- WHAT YOU ARE ASKED TO DO: Output the material word for word. Leave each picture out.

━━ MATERIAL PROVIDED

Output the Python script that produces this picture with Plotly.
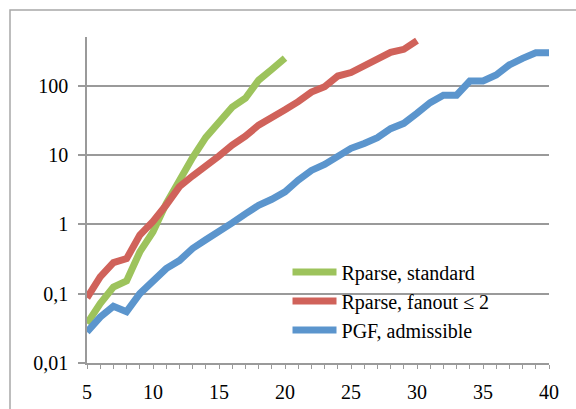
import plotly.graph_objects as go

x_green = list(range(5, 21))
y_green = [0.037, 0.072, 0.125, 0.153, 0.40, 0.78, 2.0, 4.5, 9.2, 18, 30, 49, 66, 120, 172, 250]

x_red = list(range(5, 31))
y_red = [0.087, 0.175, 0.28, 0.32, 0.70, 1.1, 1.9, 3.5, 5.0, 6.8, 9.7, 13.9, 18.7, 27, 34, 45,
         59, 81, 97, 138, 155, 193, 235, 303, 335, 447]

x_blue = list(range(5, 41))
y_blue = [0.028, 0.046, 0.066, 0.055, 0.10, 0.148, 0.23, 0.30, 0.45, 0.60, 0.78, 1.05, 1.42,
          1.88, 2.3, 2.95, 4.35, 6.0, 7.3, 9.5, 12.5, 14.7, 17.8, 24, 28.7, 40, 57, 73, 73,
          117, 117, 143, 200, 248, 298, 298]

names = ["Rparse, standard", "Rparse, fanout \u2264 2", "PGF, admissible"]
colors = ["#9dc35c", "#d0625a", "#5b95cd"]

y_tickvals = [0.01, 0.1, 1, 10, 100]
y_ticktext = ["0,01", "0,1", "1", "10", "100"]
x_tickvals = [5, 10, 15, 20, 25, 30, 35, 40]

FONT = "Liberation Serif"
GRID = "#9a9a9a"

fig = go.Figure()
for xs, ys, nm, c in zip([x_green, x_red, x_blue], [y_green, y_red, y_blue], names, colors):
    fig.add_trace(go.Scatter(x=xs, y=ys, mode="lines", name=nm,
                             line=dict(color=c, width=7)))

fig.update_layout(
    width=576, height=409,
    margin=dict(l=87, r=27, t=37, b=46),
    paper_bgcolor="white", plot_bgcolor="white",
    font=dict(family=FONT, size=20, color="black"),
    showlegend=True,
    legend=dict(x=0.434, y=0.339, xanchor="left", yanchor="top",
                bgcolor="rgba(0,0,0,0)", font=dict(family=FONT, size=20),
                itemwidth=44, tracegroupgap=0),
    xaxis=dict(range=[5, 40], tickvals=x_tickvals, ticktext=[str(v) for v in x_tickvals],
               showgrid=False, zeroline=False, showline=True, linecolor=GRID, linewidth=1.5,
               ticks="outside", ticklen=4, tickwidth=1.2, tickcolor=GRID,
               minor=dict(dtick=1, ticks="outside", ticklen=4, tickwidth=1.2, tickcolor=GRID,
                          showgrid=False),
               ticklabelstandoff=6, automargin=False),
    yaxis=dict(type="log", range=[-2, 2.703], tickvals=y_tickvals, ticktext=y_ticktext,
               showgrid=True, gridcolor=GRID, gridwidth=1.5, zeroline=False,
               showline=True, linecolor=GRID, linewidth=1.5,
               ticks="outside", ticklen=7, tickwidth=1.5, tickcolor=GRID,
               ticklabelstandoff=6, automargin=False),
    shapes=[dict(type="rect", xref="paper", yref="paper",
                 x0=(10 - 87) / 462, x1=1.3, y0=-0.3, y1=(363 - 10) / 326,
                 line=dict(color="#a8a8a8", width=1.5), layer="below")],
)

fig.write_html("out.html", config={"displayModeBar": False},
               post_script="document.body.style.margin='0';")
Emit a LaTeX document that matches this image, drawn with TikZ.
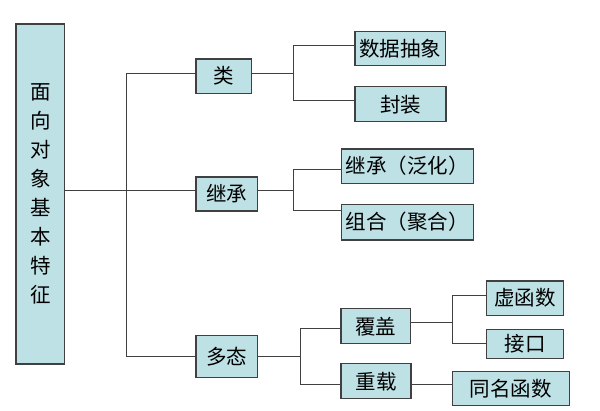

━━━━

- REPLY:
Output the Python script that produces this picture with Plotly.
import plotly.graph_objects as go

x_green = list(range(5, 21))
y_green = [0.037, 0.072, 0.125, 0.153, 0.40, 0.78, 2.0, 4.5, 9.2, 18, 30, 49, 66, 120, 172, 250]

x_red = list(range(5, 31))
y_red = [0.087, 0.175, 0.28, 0.32, 0.70, 1.1, 1.9, 3.5, 5.0, 6.8, 9.7, 13.9, 18.7, 27, 34, 45,
         59, 81, 97, 138, 155, 193, 235, 303, 335, 447]

x_blue = list(range(5, 41))
y_blue = [0.028, 0.046, 0.066, 0.055, 0.10, 0.148, 0.23, 0.30, 0.45, 0.60, 0.78, 1.05, 1.42,
          1.88, 2.3, 2.95, 4.35, 6.0, 7.3, 9.5, 12.5, 14.7, 17.8, 24, 28.7, 40, 57, 73, 73,
          117, 117, 143, 200, 248, 298, 298]

names = ["Rparse, standard", "Rparse, fanout \u2264 2", "PGF, admissible"]
colors = ["#9dc35c", "#d0625a", "#5b95cd"]

y_tickvals = [0.01, 0.1, 1, 10, 100]
y_ticktext = ["0,01", "0,1", "1", "10", "100"]
x_tickvals = [5, 10, 15, 20, 25, 30, 35, 40]

FONT = "Liberation Serif"
GRID = "#9a9a9a"

fig = go.Figure()
for xs, ys, nm, c in zip([x_green, x_red, x_blue], [y_green, y_red, y_blue], names, colors):
    fig.add_trace(go.Scatter(x=xs, y=ys, mode="lines", name=nm,
                             line=dict(color=c, width=7)))

fig.update_layout(
    width=576, height=409,
    margin=dict(l=87, r=27, t=37, b=46),
    paper_bgcolor="white", plot_bgcolor="white",
    font=dict(family=FONT, size=20, color="black"),
    showlegend=True,
    legend=dict(x=0.434, y=0.339, xanchor="left", yanchor="top",
                bgcolor="rgba(0,0,0,0)", font=dict(family=FONT, size=20),
                itemwidth=44, tracegroupgap=0),
    xaxis=dict(range=[5, 40], tickvals=x_tickvals, ticktext=[str(v) for v in x_tickvals],
               showgrid=False, zeroline=False, showline=True, linecolor=GRID, linewidth=1.5,
               ticks="outside", ticklen=4, tickwidth=1.2, tickcolor=GRID,
               minor=dict(dtick=1, ticks="outside", ticklen=4, tickwidth=1.2, tickcolor=GRID,
                          showgrid=False),
               ticklabelstandoff=6, automargin=False),
    yaxis=dict(type="log", range=[-2, 2.703], tickvals=y_tickvals, ticktext=y_ticktext,
               showgrid=True, gridcolor=GRID, gridwidth=1.5, zeroline=False,
               showline=True, linecolor=GRID, linewidth=1.5,
               ticks="outside", ticklen=7, tickwidth=1.5, tickcolor=GRID,
               ticklabelstandoff=6, automargin=False),
    shapes=[dict(type="rect", xref="paper", yref="paper",
                 x0=(10 - 87) / 462, x1=1.3, y0=-0.3, y1=(363 - 10) / 326,
                 line=dict(color="#a8a8a8", width=1.5), layer="below")],
)

fig.write_html("out.html", config={"displayModeBar": False},
               post_script="document.body.style.margin='0';")
Emit a LaTeX document that matches this image, drawn with TikZ.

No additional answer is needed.